SOLAR: And we‘re distributed through Sony, so we‘re taking it up a notch. Now we have major distribution worldwide and have major corporations behind us that definitely give us the impact we‘re looking for, so we can even up the playing field. At the same time what GURU is saying is important. People should really take a look at what’s going on here. This is not uncommon in any music from when you have two great people. Those two people are going to burn out on each other and burn out on their situation. It’s much wiser to take the mature path that GURU’s and D.J. Premier have taken. Those guys are not going at it. They’re not disrespecting each other. You’ll never hear me say a bad word about Premier and you’ll never hear Premier say a bad word about me or GURU. That’s how it should be done. That should be applauded!
CM: It definitely should be. Now tell me how did you guys come up with the name “7 GRAND”?
GURU: Ha Ha! You just keep the good questions rolling, don’t you? That’s what’s up!
CM: Thanks! That’s good to know.
GURU: I’ll let Solar do that one.
SOLAR: Well you know, 7 GRAND… 7 is a very instrumental number in popular culture here in America. 7, of course is a so-called lucky number and also a powerful number.
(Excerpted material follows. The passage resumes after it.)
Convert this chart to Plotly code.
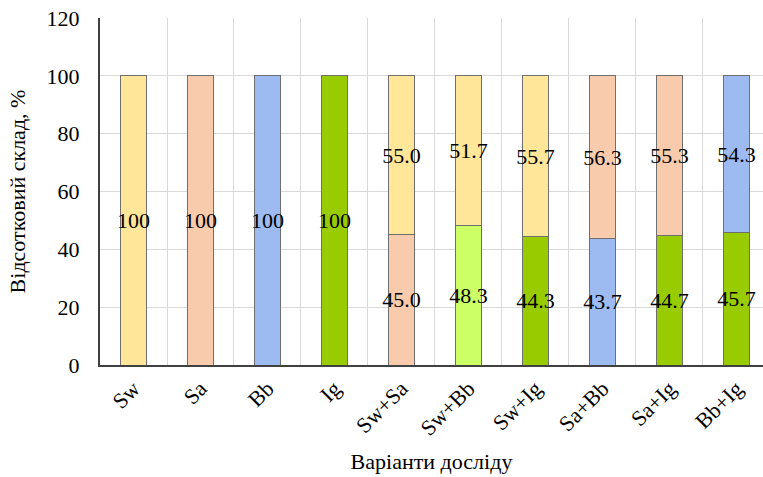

The seventh letter in the alphabet some interpret as GOD. Also, in various countries around the world in various cultures, 7 is considered a very lucky, fortunate or blessed number. We see it as the perfect number. So that number automatically came into play…7, and then GRAND is larger than life. It’s kind of like bigger than itself so to speak; the Grand Royale, the Grand Extreme, the Grand Finale. So we looked at Grand and 7 as something perfectly larger than life, something big, omnipotent, omnipresent… you know, 7 GRAND.
CM: Before we conclude, is there anything at all you’d like to tell the “CONSCIOUSNESS” readers?
GURU: To keep supporting magazines and publications such as yourselves. Open up intelligent dialogue and not to be afraid of intelligent dialogue and intelligent creativity in hip hop, because that’s what’s going to save hip hop.
SOLAR: I would say very similar, you know, to access independent media. So my last statement would be like, I give big props to you my brother, because I know this isn’t the path that leads to the big pot of gold. You cats are very important to keeping hip hop alive. You know, keeping the real elements of hip hop alive, so that we are able to communicate various ideas, various musical techniques; various political and social economic positions are all forwarded through independent media. If we look at other more mainstream media, they’re basically just selling. It’s just like a big advertisement. Everything inside is geared really towards selling and people are going to access independent media. You guys will become the future of hip hop because the internet is becoming stronger and stronger. So again, I say to the average hip hop head, there’s nothing wrong with plugging into the latest hottest junk food that’s out there. Whatever “they’re” pushing at any given moment and that’s cool. At the same time look at it like fast food. You’re going to go to McDonalds and grab the Big Mac; you’re going to grab the Whopper, whatever! You know what I mean. Look at “7 GRAND” as the salad! So pick up that “7 GRAND” CD.
CM: Well, GURU, Solar! I, on the behalf of the “CONSCIOUSNESS” readers, I would like to thank you for this privilege. It’s been our pleasure. Thanks again.